**Exercise goal:**
Start at the first line of the material below and retype each line through the one containing "const taiwan = [47.8,16,12.2,0.3,0.4,16,4,0.6,4,0.3];", exactly.

++++++

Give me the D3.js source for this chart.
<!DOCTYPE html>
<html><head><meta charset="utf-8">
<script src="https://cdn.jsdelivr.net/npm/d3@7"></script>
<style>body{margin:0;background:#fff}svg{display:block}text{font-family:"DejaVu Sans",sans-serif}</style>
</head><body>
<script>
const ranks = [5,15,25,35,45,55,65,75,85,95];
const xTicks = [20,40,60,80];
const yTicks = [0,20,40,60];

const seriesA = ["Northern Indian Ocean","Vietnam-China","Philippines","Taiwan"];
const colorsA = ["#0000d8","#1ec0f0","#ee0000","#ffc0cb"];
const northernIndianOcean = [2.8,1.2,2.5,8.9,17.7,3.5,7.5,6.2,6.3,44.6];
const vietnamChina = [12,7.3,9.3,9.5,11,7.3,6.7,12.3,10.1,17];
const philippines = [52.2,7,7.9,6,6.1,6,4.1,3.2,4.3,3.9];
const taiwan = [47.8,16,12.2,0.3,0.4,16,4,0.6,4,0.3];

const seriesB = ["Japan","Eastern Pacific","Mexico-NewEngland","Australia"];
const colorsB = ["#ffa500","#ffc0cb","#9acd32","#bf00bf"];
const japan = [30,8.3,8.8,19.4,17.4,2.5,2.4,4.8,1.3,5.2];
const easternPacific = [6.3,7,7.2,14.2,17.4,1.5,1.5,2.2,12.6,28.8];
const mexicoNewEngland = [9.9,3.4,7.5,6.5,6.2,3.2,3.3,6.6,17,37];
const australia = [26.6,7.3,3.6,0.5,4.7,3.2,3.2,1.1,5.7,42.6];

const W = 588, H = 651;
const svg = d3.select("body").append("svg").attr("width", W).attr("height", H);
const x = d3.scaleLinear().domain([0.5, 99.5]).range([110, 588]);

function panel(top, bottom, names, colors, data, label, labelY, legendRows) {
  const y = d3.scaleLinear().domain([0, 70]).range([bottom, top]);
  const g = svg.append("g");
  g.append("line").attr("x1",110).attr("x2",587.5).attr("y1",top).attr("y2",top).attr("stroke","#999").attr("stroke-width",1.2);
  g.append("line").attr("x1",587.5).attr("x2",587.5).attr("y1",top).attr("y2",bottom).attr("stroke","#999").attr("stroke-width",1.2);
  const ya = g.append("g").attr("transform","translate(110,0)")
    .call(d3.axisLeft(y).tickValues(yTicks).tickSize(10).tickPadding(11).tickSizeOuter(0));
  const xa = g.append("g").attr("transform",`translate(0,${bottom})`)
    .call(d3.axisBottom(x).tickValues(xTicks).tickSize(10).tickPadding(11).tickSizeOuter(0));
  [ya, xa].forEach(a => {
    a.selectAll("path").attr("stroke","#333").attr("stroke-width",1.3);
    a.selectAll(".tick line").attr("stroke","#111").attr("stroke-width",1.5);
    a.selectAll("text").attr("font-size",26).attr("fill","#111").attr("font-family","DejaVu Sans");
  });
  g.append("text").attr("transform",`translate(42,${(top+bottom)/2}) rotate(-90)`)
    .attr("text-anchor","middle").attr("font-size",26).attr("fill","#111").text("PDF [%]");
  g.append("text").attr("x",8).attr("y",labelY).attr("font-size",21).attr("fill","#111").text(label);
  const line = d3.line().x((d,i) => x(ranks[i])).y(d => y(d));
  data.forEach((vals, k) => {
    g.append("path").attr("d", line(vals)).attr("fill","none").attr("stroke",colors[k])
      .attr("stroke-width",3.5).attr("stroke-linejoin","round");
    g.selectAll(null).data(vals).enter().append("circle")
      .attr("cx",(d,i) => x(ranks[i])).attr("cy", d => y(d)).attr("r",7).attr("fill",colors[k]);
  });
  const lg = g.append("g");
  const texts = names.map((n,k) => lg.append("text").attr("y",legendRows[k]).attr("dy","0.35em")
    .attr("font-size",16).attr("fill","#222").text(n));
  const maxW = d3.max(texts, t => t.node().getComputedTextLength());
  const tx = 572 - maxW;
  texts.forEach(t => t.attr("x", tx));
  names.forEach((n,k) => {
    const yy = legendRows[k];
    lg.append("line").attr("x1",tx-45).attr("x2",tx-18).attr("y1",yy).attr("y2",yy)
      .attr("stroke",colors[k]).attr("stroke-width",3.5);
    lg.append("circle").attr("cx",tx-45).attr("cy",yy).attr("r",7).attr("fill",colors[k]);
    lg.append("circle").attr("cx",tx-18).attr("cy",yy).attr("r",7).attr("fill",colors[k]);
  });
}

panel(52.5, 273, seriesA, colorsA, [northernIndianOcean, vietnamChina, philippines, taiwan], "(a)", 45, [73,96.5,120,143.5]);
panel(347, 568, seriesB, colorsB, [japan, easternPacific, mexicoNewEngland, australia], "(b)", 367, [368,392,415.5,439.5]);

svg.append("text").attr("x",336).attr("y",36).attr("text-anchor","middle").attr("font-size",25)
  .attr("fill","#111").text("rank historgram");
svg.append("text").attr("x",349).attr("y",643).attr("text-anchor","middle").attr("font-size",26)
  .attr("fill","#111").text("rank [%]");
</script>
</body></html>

++++++

**Output for this task:**
Give me the D3.js source for this chart.
<!DOCTYPE html>
<html><head><meta charset="utf-8">
<script src="https://cdn.jsdelivr.net/npm/d3@7"></script>
<style>body{margin:0;background:#fff}svg{display:block}text{font-family:"DejaVu Sans",sans-serif}</style>
</head><body>
<script>
const ranks = [5,15,25,35,45,55,65,75,85,95];
const xTicks = [20,40,60,80];
const yTicks = [0,20,40,60];

const seriesA = ["Northern Indian Ocean","Vietnam-China","Philippines","Taiwan"];
const colorsA = ["#0000d8","#1ec0f0","#ee0000","#ffc0cb"];
const northernIndianOcean = [2.8,1.2,2.5,8.9,17.7,3.5,7.5,6.2,6.3,44.6];
const vietnamChina = [12,7.3,9.3,9.5,11,7.3,6.7,12.3,10.1,17];
const philippines = [52.2,7,7.9,6,6.1,6,4.1,3.2,4.3,3.9];
const taiwan = [47.8,16,12.2,0.3,0.4,16,4,0.6,4,0.3];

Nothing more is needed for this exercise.